Manhole: piss on my heart

★★★

[June; self-released]

In 1988, Canadian composer John Oswald released Plunderphonics, a landmark experiment in unlicensed audio sampling that used songs by massively popular artists as source material.

One of the most striking tracks is “Pretender,” which turns Dolly Parton’s rendition of the doo-wop classic “The Great Pretender” into putty. Parton’s vocal gradually changes speed, shifting from a low croon to a helium-voiced squeal and back again. The effect is eerie yet beguiling—an aural uncanny valley—and the original song takes on a new shape in the process. Unsurprisingly, record labels were less enthusiastic, and all undistributed copies of the release were destroyed.

I found myself thinking of “Pretender” during the final seconds of *piss on my heart*, a dizzying 17-minute sound collage by Durham’s Mimi Luse, released under the name Manhole. In this case, it’s Jimmy Gilmer and the Fireballs’ bland 1963 hit “Sugar Shack” that gets mangled, slouching out from under the squall of noise like a broken wind-up toy. 

Coming after nine tracks that flit between militant post-punk, found sound, and industrial techno, the moment passes almost before it registers. But it’s a fitting coda for a project concerned with the relationship between sound and source, property and ownership. Manhole uses found sound as raw material to highlight a different sort of plunder: that of capitalism, racism, and the spectacle of violence in America.

Created during the recent national wave of protests (with all Bandcamp proceeds going to bail funds), the album proceeds in short, urgent fragments that dissolve before we can get too comfortable. “Autozone” refers to the burning of a Minneapolis AutoZone after George Floyd was killed by the police. “Communist Time Signature” includes recordings of the Durham protests that toppled a Confederate monument in 2017. “Cage to Cage” addresses animal cruelty. Connections are drawn between all these struggles, reflected in how sounds brush against one another and move in and out of focus. 
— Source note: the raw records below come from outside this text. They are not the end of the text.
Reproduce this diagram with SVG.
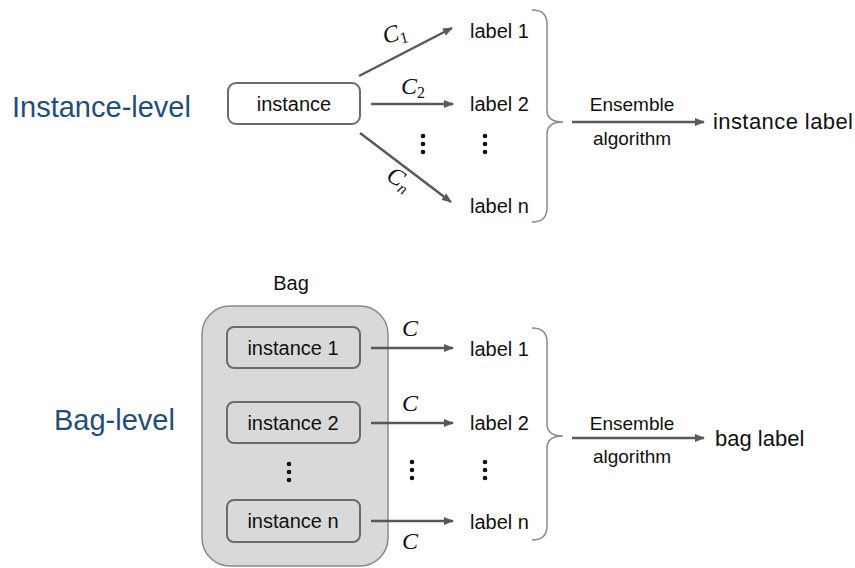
<svg xmlns="http://www.w3.org/2000/svg" width="855" height="568" viewBox="0 0 855 568">
<style>
  .t { font-family: "Liberation Sans", Arial, sans-serif; fill: #111; }
  .lvl { font-family: "Liberation Sans", Arial, sans-serif; font-size: 29px; fill: #1f4e79; }
  .node { font-size: 20px; text-anchor: middle; }
  .lab { font-size: 20px; }
  .ens { font-size: 19px; text-anchor: middle; }
  .out { font-size: 22px; }
  .box { fill: #ffffff; stroke: #6b6b6b; stroke-width: 2; }
  .gbox { fill: #d9d9d9; stroke: #6b6b6b; stroke-width: 2; }
  .bag { fill: #d9d9d9; stroke: #8a8a8a; stroke-width: 1.5; }
  .arr { stroke: #595959; stroke-width: 2.5; fill: none; marker-end: url(#ah); }
  .brace { stroke: #8a8a8a; stroke-width: 1.5; fill: none; }
  .c { font-family: "Liberation Serif", "Times New Roman", serif; font-style: italic; font-size: 24px; fill: #111; }
  .sub { font-size: 16px; }
  .dot { fill: #111; }
</style>
<defs>
  <marker id="ah" markerWidth="10" markerHeight="8" refX="9" refY="4" orient="auto" markerUnits="userSpaceOnUse">
    <path d="M0,0 L10,4 L0,8 Z" fill="#595959"/>
  </marker>
</defs>

<!-- Instance-level -->
<text id="instance-level" class="lvl" x="12" y="117">Instance-level</text>

<g id="instance">
  <rect class="box" x="228" y="83" width="132" height="41" rx="8"/>
  <text class="t node" x="294" y="111">instance</text>
</g>

<g id="top-labels">
  <text class="t lab" x="470" y="38">label 1</text>
  <text class="t lab" x="470" y="111">label 2</text>
  <text class="t lab" x="470" y="213">label n</text>
  <circle class="dot" cx="423" cy="136" r="2.3"/><circle class="dot" cx="423" cy="144" r="2.3"/><circle class="dot" cx="423" cy="152" r="2.3"/>
  <circle class="dot" cx="485" cy="136" r="2.3"/><circle class="dot" cx="485" cy="144" r="2.3"/><circle class="dot" cx="485" cy="152" r="2.3"/>
</g>

<g id="top-classifiers">
  <text class="c" transform="translate(385,44) rotate(-15)">C<tspan class="sub" font-style="normal" dy="4">1</tspan></text>
  <text class="c" x="401" y="94">C<tspan class="sub" font-style="normal" dy="4">2</tspan></text>
  <text class="c" transform="translate(385,179) rotate(32)">C<tspan class="sub" dy="4">n</tspan></text>
</g>

<g id="top-ensemble">
  <text class="t ens" x="632" y="111">Ensemble</text>
  <text class="t ens" x="632" y="145">algorithm</text>
  <text id="instance-label" class="t out" x="713" y="129" textLength="140">instance label</text>
</g>

<!-- Bag-level -->
<text id="bag-level" class="lvl" x="54" y="430">Bag-level</text>

<g id="bag">
  <text class="t node" x="291" y="290">Bag</text>
  <rect class="bag" x="202" y="306" width="186" height="260" rx="28"/>
  <circle class="dot" cx="289" cy="464" r="2.3"/><circle class="dot" cx="289" cy="472" r="2.3"/><circle class="dot" cx="289" cy="480" r="2.3"/>
</g>
<g id="instance1">
  <rect class="gbox" x="227" y="327" width="133" height="41" rx="7"/>
  <text class="t node" x="293" y="355">instance 1</text>
</g>
<g id="instance2">
  <rect class="gbox" x="227" y="402" width="133" height="41" rx="7"/>
  <text class="t node" x="293" y="430">instance 2</text>
</g>
<g id="instancen">
  <rect class="gbox" x="227" y="500" width="133" height="42" rx="7"/>
  <text class="t node" x="293" y="528">instance n</text>
</g>

<g id="bottom-labels">
  <text class="t lab" x="470" y="356">label 1</text>
  <text class="t lab" x="470" y="430">label 2</text>
  <text class="t lab" x="470" y="529">label n</text>
  <circle class="dot" cx="412" cy="462" r="2.3"/><circle class="dot" cx="412" cy="470" r="2.3"/><circle class="dot" cx="412" cy="478" r="2.3"/>
  <circle class="dot" cx="485" cy="462" r="2.3"/><circle class="dot" cx="485" cy="470" r="2.3"/><circle class="dot" cx="485" cy="478" r="2.3"/>
  <text class="c" x="402" y="336">C</text>
  <text class="c" x="402" y="411">C</text>
  <text class="c" x="402" y="549">C</text>
</g>

<g id="bottom-ensemble">
  <text class="t ens" x="632" y="430">Ensemble</text>
  <text class="t ens" x="632" y="463">algorithm</text>
  <text id="bag-label" class="t out" x="715" y="446">bag label</text>
</g>

<g id="connectors">
  <line class="arr" x1="359" y1="76" x2="452" y2="28"/>
  <line class="arr" x1="371" y1="104" x2="453" y2="104"/>
  <line class="arr" x1="360" y1="133" x2="451" y2="202"/>
  <path class="brace" d="M532 10 Q547 10 547 24 L547 110 Q547 122 563 122 Q547 122 547 134 L547 208 Q547 222 532 222"/>
  <line class="arr" x1="572" y1="122" x2="704" y2="122"/>

  <line class="arr" x1="371" y1="348" x2="453" y2="348"/>
  <line class="arr" x1="371" y1="423" x2="453" y2="423"/>
  <line class="arr" x1="371" y1="521" x2="453" y2="521"/>
  <path class="brace" d="M532 328 Q547 328 547 342 L547 424 Q547 436 563 436 Q547 436 547 448 L547 526 Q547 540 532 540"/>
  <line class="arr" x1="572" y1="438" x2="704" y2="438"/>
</g>
</svg>
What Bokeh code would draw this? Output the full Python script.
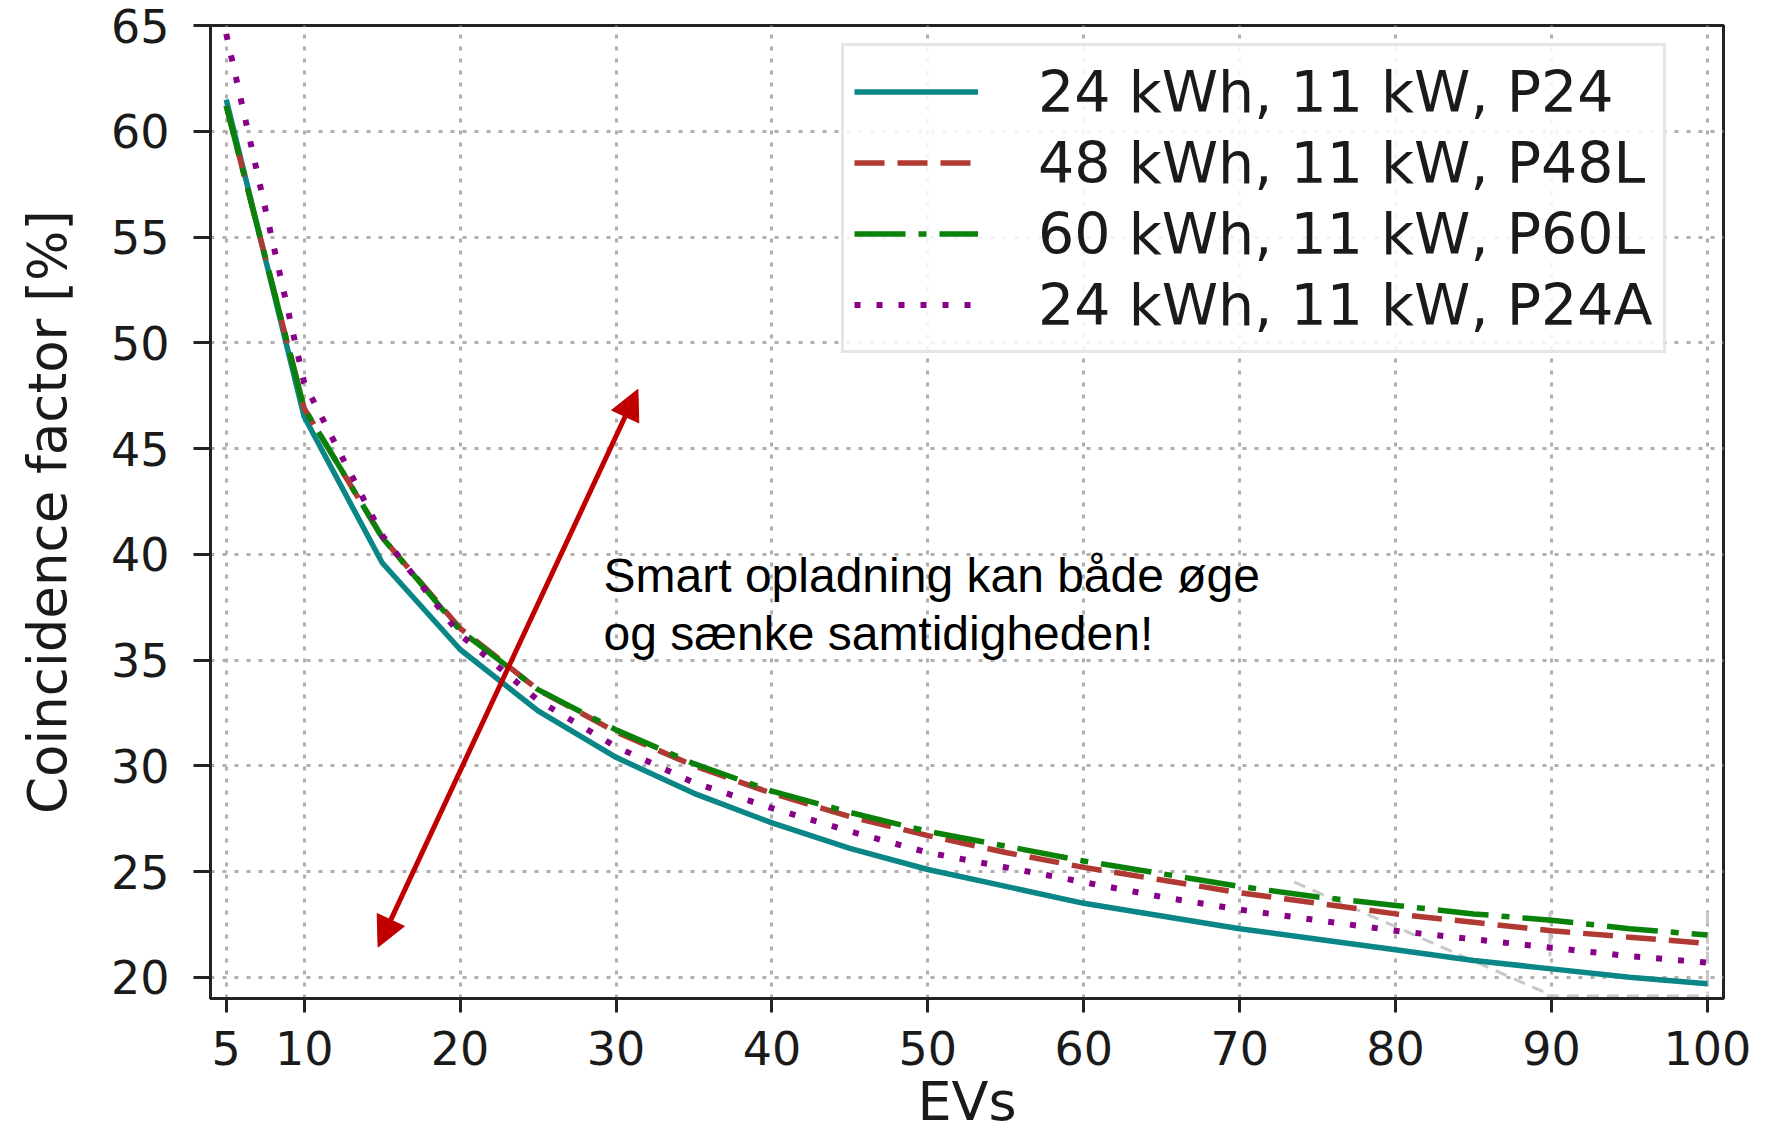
from bokeh.plotting import figure
from bokeh.models import Range1d, FixedTicker, Arrow, NormalHead, Label
from bokeh.embed import file_html
from bokeh.resources import INLINE

# ---- data ----
evs = [5, 10, 15, 20, 25, 30, 35, 40, 45, 50, 55, 60, 65, 70, 75, 80, 85, 90, 95, 100]
p24 = [61.5, 46.5, 39.6, 35.5, 32.6, 30.4, 28.7, 27.3, 26.1, 25.1,
       24.3, 23.5, 22.9, 22.3, 21.8, 21.3, 20.8, 20.4, 20.0, 19.7]
p48l = [61.2, 46.9, 40.8, 36.5, 33.6, 31.6, 30.0, 28.7, 27.6, 26.7,
        25.9, 25.2, 24.6, 24.0, 23.5, 23.0, 22.6, 22.2, 21.9, 21.6]
p60l = [61.2, 46.9, 40.8, 36.4, 33.6, 31.7, 30.1, 28.8, 27.8, 26.9,
        26.2, 25.5, 24.9, 24.3, 23.8, 23.4, 23.0, 22.7, 22.3, 22.0]
p24a = [64.6, 48.1, 40.9, 36.2, 33.1, 30.9, 29.2, 28.0, 26.9, 25.9,
        25.2, 24.5, 23.8, 23.2, 22.7, 22.2, 21.8, 21.4, 21.0, 20.7]
series_labels = ["24 kWh, 11 kW, P24", "48 kWh, 11 kW, P48L",
                 "60 kWh, 11 kW, P60L", "24 kWh, 11 kW, P24A"]
x_ticks = [5, 10, 20, 30, 40, 50, 60, 70, 80, 90, 100]
y_ticks = [20, 25, 30, 35, 40, 45, 50, 55, 60, 65]
x_title = "EVs"
y_title = "Coincidence factor [%]"

# annotation (arrow end points, text) in data coordinates
arrow_start = (14.74, 21.43)
arrow_end = (31.4, 47.8)
note_lines = ["Smart opladning kan både øge", "og sænke samtidigheden!"]
note_x = 29.2
note_y = [39.0, 36.25]

# faint grey pasted-shape remnant in the lower right of the reference
artifact_xs = [[73.5, 89.7], [89.7, 100.0], [100.0, 100.0], [89.9, 89.9]]
artifact_ys = [[24.5, 19.25], [19.12, 19.12], [23.1, 19.25], [23.1, 21.0]]

# ---- figure ----
p = figure(width=1765, height=1135,
           x_range=Range1d(3.99, 101.03), y_range=Range1d(19.0, 65.0),
           output_backend="svg", toolbar_location=None,
           min_border_left=210, min_border_right=42,
           min_border_top=25, min_border_bottom=137)
p.background_fill_color = "white"
p.border_fill_color = "white"
p.outline_line_color = "#222222"
p.outline_line_width = 3

TICK_FONT = "DejaVu Sans"
for ax in (p.xaxis[0], p.yaxis[0]):
    ax.axis_line_color = "#222222"
    ax.axis_line_width = 3
    ax.major_tick_line_color = "#222222"
    ax.major_tick_line_width = 3
    ax.major_tick_in = 0
    ax.minor_tick_line_color = None
    ax.major_label_text_font = TICK_FONT
    ax.major_label_text_font_size = "46px"
    ax.major_label_text_color = "#1a1a1a"
    ax.axis_label_text_font = TICK_FONT
    ax.axis_label_text_font_style = "normal"
    ax.axis_label_text_color = "#1a1a1a"

p.xaxis.ticker = FixedTicker(ticks=x_ticks)
p.yaxis.ticker = FixedTicker(ticks=y_ticks)
p.xaxis.major_tick_out = 14
p.xaxis.major_label_standoff = 18
p.yaxis.major_tick_out = 17
p.yaxis.major_label_standoff = 24

p.xaxis.axis_label = x_title
p.xaxis.axis_label_text_font_size = "54px"
p.xaxis.axis_label_standoff = 2

p.yaxis.axis_label = y_title
p.yaxis.axis_label_text_font_size = "53px"
p.yaxis.axis_label_standoff = 30

p.xgrid.ticker = FixedTicker(ticks=x_ticks)
p.ygrid.ticker = FixedTicker(ticks=y_ticks)
for g in (p.xgrid[0], p.ygrid[0]):
    g.grid_line_color = "#b0b0b0"
    g.grid_line_width = 3
    g.grid_line_dash = "4 8"

# remnant shape
p.multi_line(artifact_xs, artifact_ys, line_color="#c8c8c8", line_width=3,
             line_dash="12 8")

# ---- series ----
LW = 5.5
p.line(evs, p24, line_color="#0b8686", line_width=LW, legend_label=series_labels[0])
p.line(evs, p48l, line_color="#b03a33", line_width=LW, line_dash="30 13",
       legend_label=series_labels[1])
p.line(evs, p60l, line_color="#0a820a", line_width=LW, line_dash="51 13 8 13",
       legend_label=series_labels[2])
p.line(evs, p24a, line_color="#880088", line_width=6, line_dash="6 16",
       legend_label=series_labels[3])

# ---- arrow and note ----
red = "#c00000"
p.add_layout(Arrow(x_start=arrow_start[0], y_start=arrow_start[1],
                   x_end=arrow_end[0], y_end=arrow_end[1],
                   line_color=red, line_width=5,
                   start=NormalHead(size=30, fill_color=red, line_color=red),
                   end=NormalHead(size=30, fill_color=red, line_color=red)))
for txt, yy in zip(note_lines, note_y):
    p.add_layout(Label(x=note_x, y=yy, text=txt, text_font="Liberation Sans",
                       text_font_size="48px", text_color="black",
                       text_align="left", text_baseline="alphabetic"))

# ---- legend ----
lg = p.legend[0]
lg.location = (631, 645)
lg.margin = 0
lg.padding = 10
lg.spacing = 0
lg.glyph_width = 124
lg.glyph_height = 71
lg.label_height = 71
lg.label_standoff = 60
lg.label_text_font = TICK_FONT
lg.label_text_font_size = "57px"
lg.label_text_color = "#1a1a1a"
lg.border_line_color = "#cccccc"
lg.border_line_width = 3
lg.background_fill_color = "white"
lg.background_fill_alpha = 0.85

open("out.html", "w").write(file_html(p, INLINE))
As ideas come and go, the same insistent pulse moves beneath it all: a chromatic bass line gives way to a hammering kick drum, which finds its echo in the chants of protestors, who march side by side with a blasted-out, industrial percussion loop. As with Luse’s punk band, Cochonne, some of the fun comes from untangling the dense web of references and influences: the musique concrète of composers like Pierre Schaeffer, the poetry of Durham’s Jessica Q. Stark, the no-wave performance art duo Rosa Yemen, the post-punk band Pylon.

But it’s no intellectual chore—this record is nothing if not visceral. It’s a call to arms, a cry against a “degraded world,” and its intensity, at least until “Sugar Shack,” never flags.